Misgenation was common in the Cape until the nineteenth century, not only between the slaves and the Khoi ("Hottentots") but also between whites and Asians. Quite often white men and slave women lived as husband and wife: their  children were owned by the father and became part of the Afrikaner community.

The practice was so common that in 1685, marĀ¬riage between a white and a black (slave or free) was prohibited, but marriage to a woman of mixed white-black origin was allowed. 

Inter-racial marriages were not unusual in the seventeenth century because of the scarcity of women. According to Heese, they increased in the eighteenth century. Usually the marriage was between a white man and a dark woman. There was a severe imbalance of sexes in the Cape until the nineteenth century.

The aristocracy included people who were dark. There was no rigid colour barrier though colour and class had an influence on attitudes.

A distinct "Malay" community or class developed at the Cape by the end of the eighteenth century. Members of this group descended from people of Asian origin, especially on the male side, and were held together by Islam. They  maintained a distinct identity.

While the "Coloured" population of South Africa - now numbering about three million - is, in large part, of Indian origin, there was also an element of Indian ancestry in the Afrikaner population.

J. A. Heese, an Afrikaner, in Die Herkoms van die Afrikaner 1657-1867, presented the results of a painstaking research from parish registers and other sources on the ancestors of the Afrikaners. He found that in 1807, between 7.2 and 10.7 percent of the ancestors of the then living Afrikaner population were Africans and Asians. Perhaps nearly a quarter of the present Afrikaner population has Indian ancestry.

Asian ancestry was not considered unusual. Reverend M. C. Vos, a prominent clergyman in the eighteenth century, in his autobiography mentions his partly Asian ancestry with no comment. 

ISLAM

The survival or the spread of Islam among the slaves and free blacks was a significant phenomenon in the history of the Cape. The reasons for this deserve further study.

Frank R. Bradlow wrote that slaves and free blacks of Indian origin came from the strongholds of orthodox Islam - Bengal,  Coromandel and  Malabar.  Coromandel and Malabar were, however, not  Muslim majority areas. In Bengal, too, the Dutch settlements were not in the Muslim majority area. Bradlow's  conclusions on the reason for the spread of Islam in South Africa require revision. 

Asians as well as Africans were converted to Islam from the late 18th century. The slave-owners did not actively prevent this as Christian slaves could not be sold and the Muslims were considered sober and more reliable. 

The term "Cape Malay", used to denote Muslims, was  more religious than geographic. 

Indians did play an important role in the spread of Islam. 

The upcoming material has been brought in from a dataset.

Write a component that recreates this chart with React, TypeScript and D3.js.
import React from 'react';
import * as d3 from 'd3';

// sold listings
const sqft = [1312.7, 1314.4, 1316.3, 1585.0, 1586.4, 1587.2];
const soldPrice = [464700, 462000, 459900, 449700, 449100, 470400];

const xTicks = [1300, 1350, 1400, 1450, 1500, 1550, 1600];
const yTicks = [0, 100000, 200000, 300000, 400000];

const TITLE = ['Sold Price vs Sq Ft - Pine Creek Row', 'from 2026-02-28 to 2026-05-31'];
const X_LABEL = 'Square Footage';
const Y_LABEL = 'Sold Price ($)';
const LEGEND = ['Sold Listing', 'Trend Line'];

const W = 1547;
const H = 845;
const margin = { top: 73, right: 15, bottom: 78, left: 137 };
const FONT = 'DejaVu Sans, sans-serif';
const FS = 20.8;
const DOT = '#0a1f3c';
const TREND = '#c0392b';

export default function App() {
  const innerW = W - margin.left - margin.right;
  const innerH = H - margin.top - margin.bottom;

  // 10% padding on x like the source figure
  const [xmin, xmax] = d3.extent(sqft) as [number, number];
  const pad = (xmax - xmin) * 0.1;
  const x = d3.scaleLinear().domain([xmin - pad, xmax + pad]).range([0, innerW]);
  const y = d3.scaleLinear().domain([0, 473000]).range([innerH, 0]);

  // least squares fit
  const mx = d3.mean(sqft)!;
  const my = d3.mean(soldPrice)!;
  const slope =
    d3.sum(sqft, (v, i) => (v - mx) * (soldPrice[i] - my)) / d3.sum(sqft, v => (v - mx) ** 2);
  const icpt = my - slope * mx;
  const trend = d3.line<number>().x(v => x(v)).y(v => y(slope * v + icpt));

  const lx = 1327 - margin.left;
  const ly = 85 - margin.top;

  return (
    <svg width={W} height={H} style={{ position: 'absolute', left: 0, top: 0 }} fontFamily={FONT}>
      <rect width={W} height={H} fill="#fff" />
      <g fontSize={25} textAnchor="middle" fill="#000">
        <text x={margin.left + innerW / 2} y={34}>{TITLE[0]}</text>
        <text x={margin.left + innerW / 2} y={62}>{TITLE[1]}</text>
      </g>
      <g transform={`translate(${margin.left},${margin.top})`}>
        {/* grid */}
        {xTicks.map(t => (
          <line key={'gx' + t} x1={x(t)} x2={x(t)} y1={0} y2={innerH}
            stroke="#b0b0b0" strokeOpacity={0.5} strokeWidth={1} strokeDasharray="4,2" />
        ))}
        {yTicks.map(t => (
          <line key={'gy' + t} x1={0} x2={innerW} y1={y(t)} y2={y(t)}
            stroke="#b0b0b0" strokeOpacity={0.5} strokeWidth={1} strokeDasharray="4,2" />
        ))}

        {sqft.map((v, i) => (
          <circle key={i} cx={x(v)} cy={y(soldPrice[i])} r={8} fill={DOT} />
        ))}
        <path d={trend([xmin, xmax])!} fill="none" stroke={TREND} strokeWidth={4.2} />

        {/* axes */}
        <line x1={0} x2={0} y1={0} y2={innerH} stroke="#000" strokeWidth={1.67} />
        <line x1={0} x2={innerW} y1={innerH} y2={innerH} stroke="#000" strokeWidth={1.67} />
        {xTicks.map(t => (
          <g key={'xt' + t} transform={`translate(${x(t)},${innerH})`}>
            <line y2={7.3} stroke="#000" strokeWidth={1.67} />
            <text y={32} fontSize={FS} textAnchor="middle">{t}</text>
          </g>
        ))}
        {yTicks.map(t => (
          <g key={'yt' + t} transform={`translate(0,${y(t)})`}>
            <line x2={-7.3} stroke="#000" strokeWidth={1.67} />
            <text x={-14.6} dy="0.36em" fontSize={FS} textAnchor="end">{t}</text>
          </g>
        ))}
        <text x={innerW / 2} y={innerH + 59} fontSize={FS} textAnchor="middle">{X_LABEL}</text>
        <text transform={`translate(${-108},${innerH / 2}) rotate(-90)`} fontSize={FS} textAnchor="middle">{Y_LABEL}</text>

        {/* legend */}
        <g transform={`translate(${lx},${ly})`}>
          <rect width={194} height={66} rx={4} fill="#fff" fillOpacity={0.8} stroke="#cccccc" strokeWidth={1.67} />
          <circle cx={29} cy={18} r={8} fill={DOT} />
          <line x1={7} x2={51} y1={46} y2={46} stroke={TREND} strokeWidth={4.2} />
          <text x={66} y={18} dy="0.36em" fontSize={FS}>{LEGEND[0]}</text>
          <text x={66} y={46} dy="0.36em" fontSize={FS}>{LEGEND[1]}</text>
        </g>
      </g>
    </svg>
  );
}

Imam Frans and Imam Achmat, who established the first mosque in Cape Town early in the 19th century and were influential in the Muslim community, were both from Bengal - the latter from Chinsura, the Dutch settlement.

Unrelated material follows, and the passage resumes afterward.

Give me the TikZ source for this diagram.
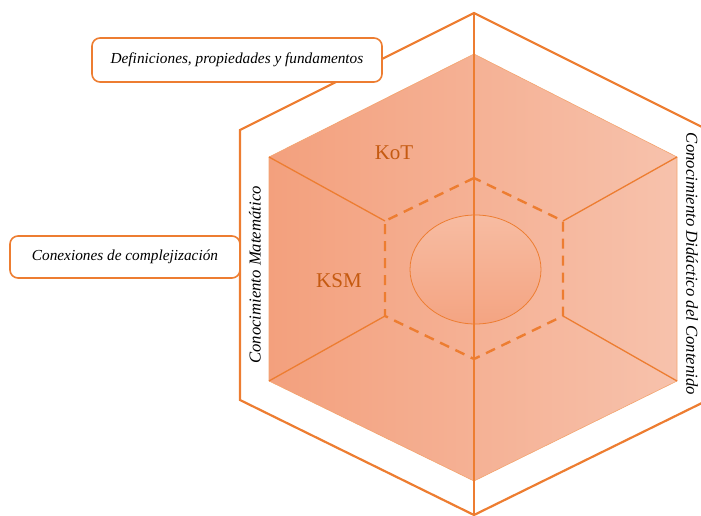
\documentclass[tikz,border=0pt]{standalone}
\usepackage{fontspec}
\setmainfont{Liberation Serif}
\definecolor{hexline}{RGB}{237,125,49}
\definecolor{kotred}{RGB}{197,90,17}
\definecolor{fillleft}{RGB}{243,160,125}
\definecolor{fillright}{RGB}{247,194,172}
\definecolor{circtop}{RGB}{247,188,162}
\definecolor{circbot}{RGB}{244,164,130}
\tikzset{
	box/.style={draw=hexline, line width=1.6pt, fill=white, rounded corners=8pt, inner sep=0pt, font=\itshape\fontsize{15.3}{18}\selectfont},
	side/.style={font=\itshape\fontsize{16.7}{19}\selectfont, inner sep=0pt},
	kname/.style={text=kotred, font=\fontsize{21}{24}\selectfont}
}

\begin{document}
\begin{tikzpicture}[x=1pt, y=-1pt]
			\useasboundingbox (0,0) rectangle (701,516);
			\coordinate (O1) at (474,13);
			\coordinate (O2) at (240,130);
			\coordinate (O3) at (240,400);
			\coordinate (O4) at (474,515);
			\coordinate (O5) at (708,400);
			\coordinate (O6) at (708,130);
			\coordinate (I1) at (474,54);
			\coordinate (I2) at (269,157);
			\coordinate (I3) at (269,381);
			\coordinate (I4) at (474,481);
			\coordinate (I5) at (677,381);
			\coordinate (I6) at (677,157);
			\coordinate (D1) at (474,178);
			\coordinate (D2) at (385,221);
			\coordinate (D3) at (385,316);
			\coordinate (D4) at (474,359);
			\coordinate (D5) at (563,316);
			\coordinate (D6) at (563,221);
			\draw[hexline, line width=2.2pt] (O1) -- (O2) -- (O3) -- (O4) -- (O5) -- (O6) -- cycle;
			\shade[left color=fillleft, right color=fillright] (I1) -- (I2) -- (I3) -- (I4) -- (I5) -- (I6) -- cycle;
			\draw[hexline!70, line width=0.6pt] (I1) -- (I2) -- (I3) -- (I4) -- (I5) -- (I6) -- cycle;
			\draw[hexline, line width=1.3pt] (I2) -- (D2);
			\draw[hexline, line width=1.3pt] (I3) -- (D3);
			\draw[hexline, line width=1.3pt] (I5) -- (D5);
			\draw[hexline, line width=1.3pt] (I6) -- (D6);
			\shade[top color=circtop, bottom color=circbot, draw=hexline, line width=0.8pt] (475.5,269.5) ellipse [x radius=65.5pt, y radius=54.5pt];
			\draw[hexline, line width=2.4pt, dash pattern=on 10pt off 7pt] (D1) -- (D2) -- (D3) -- (D4) -- (D5) -- (D6) -- cycle;
			\draw[hexline, line width=1.5pt] (O1) -- (O4);
			\node[box, minimum width=290pt, minimum height=44pt] (DEF) at (237,60) {Definiciones, propiedades y fundamentos};
			\node[box, minimum width=230pt, minimum height=42pt] (CON) at (125,257) {Conexiones de complejización\hspace{9pt}};
			\node[kname] (KOT) at (394,153) {KoT};
			\node[kname] (KSM) at (339,281) {KSM};
			\node[side, rotate=90] (CM) at (255,275) {Conocimiento Matemático};
			\node[side, rotate=-90] (CDC) at (692,264) {Conocimiento Didáctico del Contenido};
		\end{tikzpicture}
\end{document}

In the second half of the 19th century, there was  a new influx of  Indians into South Africa, including Muslim merchants from Gujarat and Konkan on the west coast. There was some intermarriage between the Cape Muslims and the new Indian Muslims.

 The "Cape Muslims" now number (130,000 or) half the total Muslim population of South Africa. 

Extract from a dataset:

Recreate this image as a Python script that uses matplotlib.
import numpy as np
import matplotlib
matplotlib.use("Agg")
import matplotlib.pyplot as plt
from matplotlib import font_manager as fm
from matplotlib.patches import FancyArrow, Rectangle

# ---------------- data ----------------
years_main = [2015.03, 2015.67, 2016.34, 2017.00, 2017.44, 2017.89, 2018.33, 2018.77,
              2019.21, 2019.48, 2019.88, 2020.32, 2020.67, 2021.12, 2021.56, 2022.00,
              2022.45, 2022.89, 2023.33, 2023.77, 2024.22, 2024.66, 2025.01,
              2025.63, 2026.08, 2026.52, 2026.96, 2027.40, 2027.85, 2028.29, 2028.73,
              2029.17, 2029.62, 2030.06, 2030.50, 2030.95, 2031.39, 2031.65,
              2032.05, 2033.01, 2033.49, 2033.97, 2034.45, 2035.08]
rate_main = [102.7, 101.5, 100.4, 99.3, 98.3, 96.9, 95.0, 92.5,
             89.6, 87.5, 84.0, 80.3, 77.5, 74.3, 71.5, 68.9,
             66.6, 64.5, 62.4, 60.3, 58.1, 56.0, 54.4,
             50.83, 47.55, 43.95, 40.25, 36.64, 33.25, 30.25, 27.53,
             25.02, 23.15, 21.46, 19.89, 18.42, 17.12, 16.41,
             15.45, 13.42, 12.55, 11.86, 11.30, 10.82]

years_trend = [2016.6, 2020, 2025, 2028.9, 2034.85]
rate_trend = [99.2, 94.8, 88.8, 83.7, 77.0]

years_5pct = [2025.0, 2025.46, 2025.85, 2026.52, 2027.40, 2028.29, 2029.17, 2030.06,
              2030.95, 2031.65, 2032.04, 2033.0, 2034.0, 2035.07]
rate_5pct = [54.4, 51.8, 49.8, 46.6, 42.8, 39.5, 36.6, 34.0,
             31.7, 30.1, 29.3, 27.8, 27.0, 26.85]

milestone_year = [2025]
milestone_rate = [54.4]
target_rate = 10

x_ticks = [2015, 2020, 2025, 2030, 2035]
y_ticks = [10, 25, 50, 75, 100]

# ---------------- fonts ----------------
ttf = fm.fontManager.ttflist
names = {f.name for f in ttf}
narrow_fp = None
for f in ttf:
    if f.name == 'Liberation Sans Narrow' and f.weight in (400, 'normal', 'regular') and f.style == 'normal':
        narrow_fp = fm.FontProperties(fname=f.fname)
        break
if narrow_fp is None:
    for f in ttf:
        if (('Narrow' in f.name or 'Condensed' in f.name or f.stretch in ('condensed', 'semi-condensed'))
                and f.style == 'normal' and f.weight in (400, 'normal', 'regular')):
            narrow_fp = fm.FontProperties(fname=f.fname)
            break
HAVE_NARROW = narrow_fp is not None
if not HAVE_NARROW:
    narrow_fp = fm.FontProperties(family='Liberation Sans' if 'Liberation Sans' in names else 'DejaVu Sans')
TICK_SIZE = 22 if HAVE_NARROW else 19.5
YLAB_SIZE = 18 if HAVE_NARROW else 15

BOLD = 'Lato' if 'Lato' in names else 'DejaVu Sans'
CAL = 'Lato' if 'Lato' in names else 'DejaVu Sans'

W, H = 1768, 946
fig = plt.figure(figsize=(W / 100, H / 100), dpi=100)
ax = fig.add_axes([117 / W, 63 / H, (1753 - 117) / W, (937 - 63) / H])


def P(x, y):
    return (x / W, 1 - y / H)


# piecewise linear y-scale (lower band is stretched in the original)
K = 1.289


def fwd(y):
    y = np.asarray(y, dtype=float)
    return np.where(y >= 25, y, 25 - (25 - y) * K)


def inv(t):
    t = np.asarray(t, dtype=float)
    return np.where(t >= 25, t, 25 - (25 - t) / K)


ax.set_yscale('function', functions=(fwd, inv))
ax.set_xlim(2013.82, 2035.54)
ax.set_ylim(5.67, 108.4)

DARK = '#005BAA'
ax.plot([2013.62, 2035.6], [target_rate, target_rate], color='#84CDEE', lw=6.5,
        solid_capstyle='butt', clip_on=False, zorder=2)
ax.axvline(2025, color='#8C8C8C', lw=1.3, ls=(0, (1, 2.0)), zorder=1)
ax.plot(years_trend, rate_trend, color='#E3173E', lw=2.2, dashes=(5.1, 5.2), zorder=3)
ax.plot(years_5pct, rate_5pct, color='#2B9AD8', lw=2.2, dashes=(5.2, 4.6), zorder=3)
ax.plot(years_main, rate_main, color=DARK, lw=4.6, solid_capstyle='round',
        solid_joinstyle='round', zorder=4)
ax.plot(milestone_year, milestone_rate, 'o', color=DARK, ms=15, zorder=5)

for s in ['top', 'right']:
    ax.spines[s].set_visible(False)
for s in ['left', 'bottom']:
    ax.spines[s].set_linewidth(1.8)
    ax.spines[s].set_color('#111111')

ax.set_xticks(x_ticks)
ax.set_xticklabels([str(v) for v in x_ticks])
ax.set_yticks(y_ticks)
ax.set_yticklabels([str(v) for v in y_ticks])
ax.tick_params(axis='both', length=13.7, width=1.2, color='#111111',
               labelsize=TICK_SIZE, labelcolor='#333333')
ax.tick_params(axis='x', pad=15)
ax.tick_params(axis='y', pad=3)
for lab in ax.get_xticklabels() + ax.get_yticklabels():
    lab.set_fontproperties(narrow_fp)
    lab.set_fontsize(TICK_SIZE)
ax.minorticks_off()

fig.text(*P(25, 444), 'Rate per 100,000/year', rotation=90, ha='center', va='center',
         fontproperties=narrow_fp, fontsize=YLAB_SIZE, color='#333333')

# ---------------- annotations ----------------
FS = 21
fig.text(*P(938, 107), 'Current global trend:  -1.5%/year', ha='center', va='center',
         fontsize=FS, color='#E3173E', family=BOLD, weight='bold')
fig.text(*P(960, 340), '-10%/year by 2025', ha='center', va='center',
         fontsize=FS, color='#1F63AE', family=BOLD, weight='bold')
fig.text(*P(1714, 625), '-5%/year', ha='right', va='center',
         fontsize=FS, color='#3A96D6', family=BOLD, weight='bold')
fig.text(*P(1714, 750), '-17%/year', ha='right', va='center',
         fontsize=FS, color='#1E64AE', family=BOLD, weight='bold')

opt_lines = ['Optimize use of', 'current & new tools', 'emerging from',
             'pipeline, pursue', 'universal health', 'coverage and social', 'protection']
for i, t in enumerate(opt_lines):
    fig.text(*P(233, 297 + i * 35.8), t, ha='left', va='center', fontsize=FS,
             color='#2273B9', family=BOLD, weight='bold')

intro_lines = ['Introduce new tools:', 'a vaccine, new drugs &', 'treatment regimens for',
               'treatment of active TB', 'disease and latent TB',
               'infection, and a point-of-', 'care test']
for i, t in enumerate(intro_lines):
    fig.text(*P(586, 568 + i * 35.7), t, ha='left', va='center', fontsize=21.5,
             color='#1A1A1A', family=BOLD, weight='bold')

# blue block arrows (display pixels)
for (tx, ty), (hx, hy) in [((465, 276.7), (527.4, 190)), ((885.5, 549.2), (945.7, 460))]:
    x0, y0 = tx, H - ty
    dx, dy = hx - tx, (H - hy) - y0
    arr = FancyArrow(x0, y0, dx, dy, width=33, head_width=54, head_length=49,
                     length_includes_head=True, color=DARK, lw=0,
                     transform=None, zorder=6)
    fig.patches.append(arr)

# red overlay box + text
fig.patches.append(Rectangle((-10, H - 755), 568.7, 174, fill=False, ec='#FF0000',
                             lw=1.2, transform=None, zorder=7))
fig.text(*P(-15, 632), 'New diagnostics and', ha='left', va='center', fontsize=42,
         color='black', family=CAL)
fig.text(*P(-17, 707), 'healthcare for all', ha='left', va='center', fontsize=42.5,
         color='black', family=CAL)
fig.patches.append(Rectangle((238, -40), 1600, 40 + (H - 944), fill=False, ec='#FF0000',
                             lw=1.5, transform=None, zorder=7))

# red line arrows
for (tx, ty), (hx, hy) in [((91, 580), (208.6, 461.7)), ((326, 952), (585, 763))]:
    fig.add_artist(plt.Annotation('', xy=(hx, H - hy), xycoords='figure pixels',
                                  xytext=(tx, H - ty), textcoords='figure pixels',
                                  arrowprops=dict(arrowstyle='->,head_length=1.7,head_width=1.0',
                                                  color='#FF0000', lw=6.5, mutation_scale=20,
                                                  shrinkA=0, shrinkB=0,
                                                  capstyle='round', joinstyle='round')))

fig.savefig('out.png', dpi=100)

NEED FOR INDIAN RESEARCHERS

Since the research has been done by South Africans, and no Indians from India or South Africa were involved, there have been errors in the interpretation of the data.

For instance, most of the researchers assume that the Asian slaves had been purchased from the "slave societies" in Asia. 

There is reason to believe, however, that many of the Indians sold into slavery in the Cape were not purchased as slaves in India, but were domestic servants, bonded or otherwise, taken to South Africa and there sold as slaves.